Publisher: Scout Comics
Writer: Charlie Stickney
Artist: Conor Hughes (art/letters), Fin Cramb (colours)
Price: $19.99 from Scout Comics Online Store
White Ash is a small smudge of a town in Western Pennsylvania and a place Aleck Zwerg can’t wait to escape as packs his car to head off to college. However, that all changes when he encounters Lillian Alden, the enigmatic daughter of local businessman and mine owner Thane. With this meeting comes the revelation that Aleck comes from a world that is more fantastical than he could ever have imagined. Unfortunately, learning of his lineage and legacy may have to wait as a mysterious stranger has arrived in his hometown, one who is far more dangerous than anyone could have believed.
From the moment I picked White Ash up until the moment I finished it (all within 24 hours) I was riveted, such is the quality of Charlie Stickney’s story. This title is seriously compelling throughout as it tells a story very much reminiscent in its vibe to Locke and Key. However, unlike Locke and Key, White Ash also has this essence of Romeo and Juliet to it as Aleck and Lillian’s subtly blossoming relationship runs concurrently as a primary focus of the plot against the more horror/action based narrative of ‘who is trying to destroy the town’.
Fortunately, Stickney expertly juggles both narrative threads, making them equally interesting and captivating while also interesting them at moments. He also builds a tremendous world which, while on the surface looks mundane, becomes more intriguing with each revelation thanks to its flesh out society and complex characters. As a result of both of these I was left with many questions in regards to character’s pasts and future plans along with the importance of seemingly ‘normal’ background pieces of the environments (like, is there something special about cats?).

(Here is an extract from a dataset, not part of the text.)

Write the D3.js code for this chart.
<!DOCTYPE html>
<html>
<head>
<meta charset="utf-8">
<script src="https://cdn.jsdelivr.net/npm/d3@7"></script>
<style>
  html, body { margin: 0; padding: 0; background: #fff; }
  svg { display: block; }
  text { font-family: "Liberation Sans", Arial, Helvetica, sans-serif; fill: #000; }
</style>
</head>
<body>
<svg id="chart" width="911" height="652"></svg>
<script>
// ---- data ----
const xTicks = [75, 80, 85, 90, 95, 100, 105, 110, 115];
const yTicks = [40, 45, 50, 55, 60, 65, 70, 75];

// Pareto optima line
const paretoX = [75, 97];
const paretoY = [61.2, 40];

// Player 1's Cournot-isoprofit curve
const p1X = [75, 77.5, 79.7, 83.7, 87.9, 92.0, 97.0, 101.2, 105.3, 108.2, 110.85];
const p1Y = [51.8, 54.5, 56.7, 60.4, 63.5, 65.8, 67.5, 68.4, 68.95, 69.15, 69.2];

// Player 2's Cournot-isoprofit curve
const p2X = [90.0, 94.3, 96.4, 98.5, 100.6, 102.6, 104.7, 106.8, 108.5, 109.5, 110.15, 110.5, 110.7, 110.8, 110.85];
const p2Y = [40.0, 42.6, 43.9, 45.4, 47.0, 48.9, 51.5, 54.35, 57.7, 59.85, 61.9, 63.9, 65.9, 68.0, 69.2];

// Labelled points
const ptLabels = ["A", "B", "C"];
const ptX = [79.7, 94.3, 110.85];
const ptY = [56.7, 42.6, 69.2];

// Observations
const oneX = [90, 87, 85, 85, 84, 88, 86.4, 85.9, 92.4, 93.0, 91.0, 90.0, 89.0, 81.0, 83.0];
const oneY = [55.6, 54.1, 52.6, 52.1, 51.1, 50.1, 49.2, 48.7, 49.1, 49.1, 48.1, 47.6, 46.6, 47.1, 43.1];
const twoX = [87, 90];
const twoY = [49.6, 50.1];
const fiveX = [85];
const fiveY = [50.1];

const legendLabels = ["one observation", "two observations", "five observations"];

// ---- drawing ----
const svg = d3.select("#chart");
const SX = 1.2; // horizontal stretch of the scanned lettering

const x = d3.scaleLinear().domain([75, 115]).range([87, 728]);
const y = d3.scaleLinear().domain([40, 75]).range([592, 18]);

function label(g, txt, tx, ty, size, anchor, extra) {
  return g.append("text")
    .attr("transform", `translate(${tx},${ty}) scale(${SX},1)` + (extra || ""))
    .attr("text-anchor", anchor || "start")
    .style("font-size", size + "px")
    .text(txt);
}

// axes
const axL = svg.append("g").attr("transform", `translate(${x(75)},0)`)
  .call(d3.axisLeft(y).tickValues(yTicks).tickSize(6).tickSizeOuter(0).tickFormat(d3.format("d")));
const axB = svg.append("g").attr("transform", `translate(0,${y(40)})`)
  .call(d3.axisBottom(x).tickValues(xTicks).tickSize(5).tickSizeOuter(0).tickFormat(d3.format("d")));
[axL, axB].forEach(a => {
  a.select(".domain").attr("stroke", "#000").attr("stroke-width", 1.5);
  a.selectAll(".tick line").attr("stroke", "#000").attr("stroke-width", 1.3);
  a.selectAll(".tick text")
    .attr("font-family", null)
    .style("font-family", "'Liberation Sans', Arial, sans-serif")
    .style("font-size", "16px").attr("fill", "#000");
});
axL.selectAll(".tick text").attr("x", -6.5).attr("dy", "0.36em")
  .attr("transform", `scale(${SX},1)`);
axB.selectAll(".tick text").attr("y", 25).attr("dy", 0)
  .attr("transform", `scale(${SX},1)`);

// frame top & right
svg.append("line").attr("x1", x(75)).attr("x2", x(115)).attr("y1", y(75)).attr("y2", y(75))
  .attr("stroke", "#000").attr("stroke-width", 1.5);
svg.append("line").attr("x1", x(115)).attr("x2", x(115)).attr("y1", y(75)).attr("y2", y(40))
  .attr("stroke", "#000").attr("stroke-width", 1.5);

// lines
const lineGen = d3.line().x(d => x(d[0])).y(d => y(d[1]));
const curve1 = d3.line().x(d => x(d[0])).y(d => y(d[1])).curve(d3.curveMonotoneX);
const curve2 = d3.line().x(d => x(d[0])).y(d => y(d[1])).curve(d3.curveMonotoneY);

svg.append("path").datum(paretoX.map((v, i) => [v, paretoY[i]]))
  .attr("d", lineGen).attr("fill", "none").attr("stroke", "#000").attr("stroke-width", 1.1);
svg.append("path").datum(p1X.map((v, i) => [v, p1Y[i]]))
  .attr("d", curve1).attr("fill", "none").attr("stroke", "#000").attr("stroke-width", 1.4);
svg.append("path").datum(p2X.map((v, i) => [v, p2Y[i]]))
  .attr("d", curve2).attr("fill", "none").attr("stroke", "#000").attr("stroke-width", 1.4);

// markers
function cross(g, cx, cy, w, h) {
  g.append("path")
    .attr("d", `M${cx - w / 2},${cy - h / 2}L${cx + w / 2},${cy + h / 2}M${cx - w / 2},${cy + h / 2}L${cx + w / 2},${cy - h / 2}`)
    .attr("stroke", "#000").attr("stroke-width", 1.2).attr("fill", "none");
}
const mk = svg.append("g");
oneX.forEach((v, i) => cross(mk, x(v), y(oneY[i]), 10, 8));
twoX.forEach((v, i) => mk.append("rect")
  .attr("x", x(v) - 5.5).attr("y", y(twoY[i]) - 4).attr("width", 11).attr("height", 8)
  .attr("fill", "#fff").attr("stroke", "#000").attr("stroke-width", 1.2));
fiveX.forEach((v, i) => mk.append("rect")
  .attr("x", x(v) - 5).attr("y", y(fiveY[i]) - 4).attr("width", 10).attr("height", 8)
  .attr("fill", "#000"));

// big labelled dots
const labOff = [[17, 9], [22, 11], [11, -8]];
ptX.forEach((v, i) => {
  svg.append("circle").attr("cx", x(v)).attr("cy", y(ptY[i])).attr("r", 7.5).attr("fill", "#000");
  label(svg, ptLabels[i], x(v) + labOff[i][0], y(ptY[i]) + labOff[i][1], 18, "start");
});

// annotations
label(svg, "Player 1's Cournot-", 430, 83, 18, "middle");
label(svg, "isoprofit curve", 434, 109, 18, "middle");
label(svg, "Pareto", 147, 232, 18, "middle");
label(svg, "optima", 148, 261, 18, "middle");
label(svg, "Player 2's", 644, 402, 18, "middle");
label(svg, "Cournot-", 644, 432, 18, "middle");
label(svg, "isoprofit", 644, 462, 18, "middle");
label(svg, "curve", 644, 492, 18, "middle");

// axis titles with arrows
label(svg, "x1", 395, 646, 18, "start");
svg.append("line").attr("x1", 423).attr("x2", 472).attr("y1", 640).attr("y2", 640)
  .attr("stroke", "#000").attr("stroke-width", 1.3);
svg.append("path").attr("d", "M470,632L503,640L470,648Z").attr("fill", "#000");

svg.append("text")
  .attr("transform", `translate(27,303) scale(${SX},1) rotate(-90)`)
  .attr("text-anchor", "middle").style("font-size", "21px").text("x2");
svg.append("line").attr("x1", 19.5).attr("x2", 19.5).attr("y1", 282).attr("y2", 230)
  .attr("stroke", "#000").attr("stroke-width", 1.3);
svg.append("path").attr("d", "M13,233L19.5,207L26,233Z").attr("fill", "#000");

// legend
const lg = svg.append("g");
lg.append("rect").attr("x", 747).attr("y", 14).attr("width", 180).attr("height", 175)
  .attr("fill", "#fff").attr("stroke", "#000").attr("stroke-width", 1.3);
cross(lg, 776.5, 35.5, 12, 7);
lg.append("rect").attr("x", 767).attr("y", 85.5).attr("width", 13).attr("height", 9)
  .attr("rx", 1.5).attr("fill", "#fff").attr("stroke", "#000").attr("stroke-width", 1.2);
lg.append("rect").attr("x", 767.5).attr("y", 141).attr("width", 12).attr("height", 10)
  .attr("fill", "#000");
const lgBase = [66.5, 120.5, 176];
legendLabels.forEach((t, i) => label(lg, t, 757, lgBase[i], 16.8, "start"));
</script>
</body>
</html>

As for the art, Conor Hughes and Fin Cramb more than match Stickney’s tremendous story with some fantastic visuals. Hughes pencils are reminiscent of Robert Ahmad’s (and by extension, Darwyn Cooke, because I’ve also praised Ahmad’s work for being so reflective of Cooke’s) work while also having a faint essence of the classic Archie comics. As a result, this series has a look that feels very walking the line between classic and grounded as well as heightened and fantastical expertly, never falling one side or the other. This is greatly enhanced by Cramb’s colours, which really add to that otherworldly look while still keeping the aesthetic grounded. As a result of both these creators’ collaborative efforts, White Ash has a very Locke and Key vibe to it due to a similar look to the work of the amazing Gabriel Rodriguez.

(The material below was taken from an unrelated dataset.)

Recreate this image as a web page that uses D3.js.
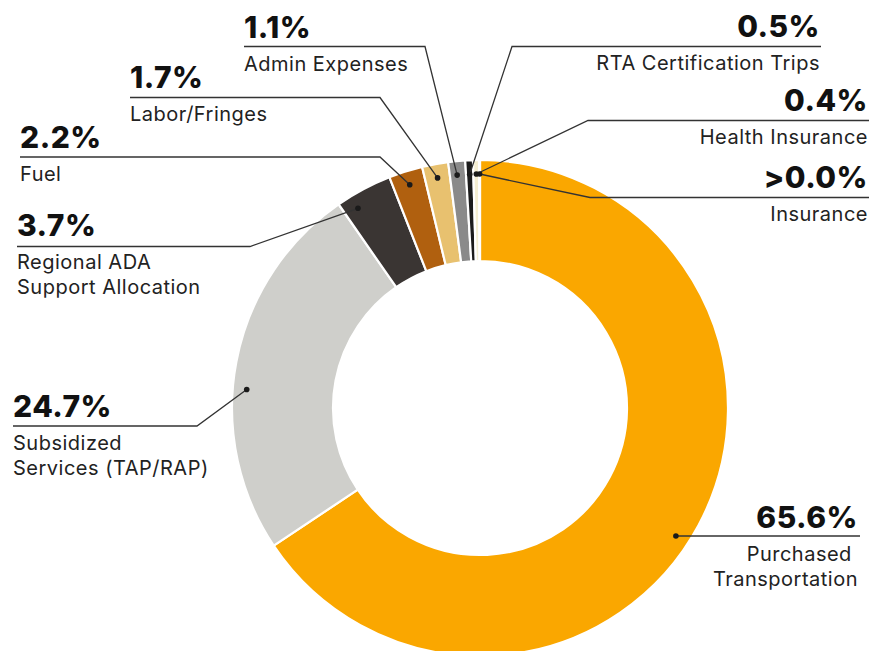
<!DOCTYPE html>
<html>
<head>
<meta charset="utf-8">
<script src="https://cdn.jsdelivr.net/npm/d3@7"></script>
<style>
  body { margin: 0; background: #fff; }
  svg { display: block; }
  .pct { font-family: Inter, "Noto Sans", sans-serif; font-weight: 800; font-size: 30px; fill: #111; letter-spacing: 0.5px; }
  .lbl { font-family: Inter, "Noto Sans", sans-serif; font-size: 20px; fill: #222; letter-spacing: 0.5px; }
</style>
</head>
<body>
<div class="canvas"></div>
<script>
// data, clockwise from 12 o'clock
const categories = ["Purchased Transportation", "Subsidized Services (TAP/RAP)", "Regional ADA Support Allocation",
    "Fuel", "Labor/Fringes", "Admin Expenses", "RTA Certification Trips", "Health Insurance", "Insurance"];
const values = [65.6, 24.7, 3.7, 2.2, 1.7, 1.1, 0.5, 0.4, 0.05];
const valueLabels = ["65.6%", "24.7%", "3.7%", "2.2%", "1.7%", "1.1%", "0.5%", "0.4%", ">0.0%"];
const labelLines = [["Purchased\u00a0", "Transportation"], ["Subsidized", "Services (TAP/RAP)"], ["Regional ADA", "Support Allocation"],
    ["Fuel"], ["Labor/Fringes"], ["Admin Expenses"], ["RTA Certification Trips"], ["Health Insurance"], ["Insurance"]];
const colours = ["#FAA700", "#CFCFCB", "#3A3533", "#B0600F", "#E8C16F", "#8A8A8A", "#1B1B1B", "#F4EED2", "#BDBDBD"];

// label layout (x, pct baseline, rule y, elbow x, side, where the dot sits along the slice)
const layout = [
    { x: 858, y: 528, rule: 536, elbow: null, side: "right", at: 0.5 },
    { x: 13, y: 417, rule: 426, elbow: 197, side: "left", at: 0.43 },
    { x: 17, y: 236, rule: 246.5, elbow: 250, side: "left", at: 0.25 },
    { x: 20, y: 148, rule: 157, elbow: 380, side: "left", at: 0.5 },
    { x: 130, y: 88, rule: 97.5, elbow: 380, side: "left", at: 0.5 },
    { x: 244, y: 38, rule: 46.5, elbow: 425, side: "left", at: 0.45 },
    { x: 820, y: 37, rule: 46.5, elbow: 512, side: "right", at: 0.5 },
    { x: 868, y: 111, rule: 120.5, elbow: 588, side: "right", at: 0.5 },
    { x: 868, y: 188, rule: 197.5, elbow: 590, side: "right", at: 0.5 }
];

const width = 871;
const height = 651;
const cx = 480, cy = 408;
const outerR = 248, innerR = 147, dotR = 234;

const svg = d3.select(".canvas")
    .append("svg")
    .attr("width", width)
    .attr("height", height);

const data = categories.map((name, i) => ({ name, value: values[i], i }));

const pie = d3.pie()
    .sort(null)
    .value(d => d.value);

const arc = d3.arc()
    .innerRadius(innerR)
    .outerRadius(outerR);

const graph = svg.append("g")
    .attr("transform", `translate(${cx}, ${cy})`);

const arcs = pie(data);

graph.selectAll("path")
    .data(arcs)
    .enter()
    .append("path")
    .attr("d", arc)
    .attr("fill", d => colours[d.data.i])
    .attr("stroke", "#fff")
    .attr("stroke-width", 2.2)
    .attr("stroke-linejoin", "round");

// dot position on each slice
const dotPos = (d, L) => {
    if (L.elbow === null) {
        // straight rule: dot where the rule crosses the ring
        const dy = L.rule - cy;
        return [cx + Math.sqrt(dotR * dotR - dy * dy), L.rule];
    }
    const a = d.startAngle + (d.endAngle - d.startAngle) * L.at;
    return [cx + dotR * Math.sin(a), cy - dotR * Math.cos(a)];
};

const labels = svg.append("g");

arcs.forEach(d => {
    const i = d.data.i;
    const L = layout[i];
    const [dx, dy] = dotPos(d, L);
    const right = L.side === "right";
    const anchor = right ? "end" : "start";

    // leader line: rule under the percentage, then to the dot
    const pts = L.elbow === null
        ? [[right ? L.x + 2 : L.x, L.rule], [dx, dy]]
        : [[right ? L.x + 1 : L.x, L.rule], [L.elbow, L.rule], [dx, dy]];
    labels.append("path")
        .attr("d", d3.line()(pts))
        .attr("fill", "none")
        .attr("stroke", "#333")
        .attr("stroke-width", 1.3);

    labels.append("circle")
        .attr("cx", dx)
        .attr("cy", dy)
        .attr("r", 2.8)
        .attr("fill", "#1a1a1a");

    labels.append("text")
        .attr("class", "pct")
        .attr("x", L.x)
        .attr("y", L.y)
        .attr("text-anchor", anchor)
        .text(valueLabels[i]);

    labelLines[i].forEach((line, k) => {
        labels.append("text")
            .attr("class", "lbl")
            .attr("x", L.x)
            .attr("y", L.y + 33 + k * 25)
            .attr("text-anchor", anchor)
            .attr("xml:space", "preserve")
            .text(line);
    });
});
</script>
</body>
</html>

While the love between Aleck and Lillian may be up for debate, my love for White Ash after this first volume is, without doubt, unconditional! The team of Stickney, Hughes and Cramb have given us an addictive and fun story presented within some ethereally gorgeous art. This is most definitely a worthy successor for fans of the wonderful Locke and Key, but anyone who has even a passing interest in fantasy, monsters, slice of life or all of the above need to be checking out this tremendous essential read (and hope more is to come VERY soon).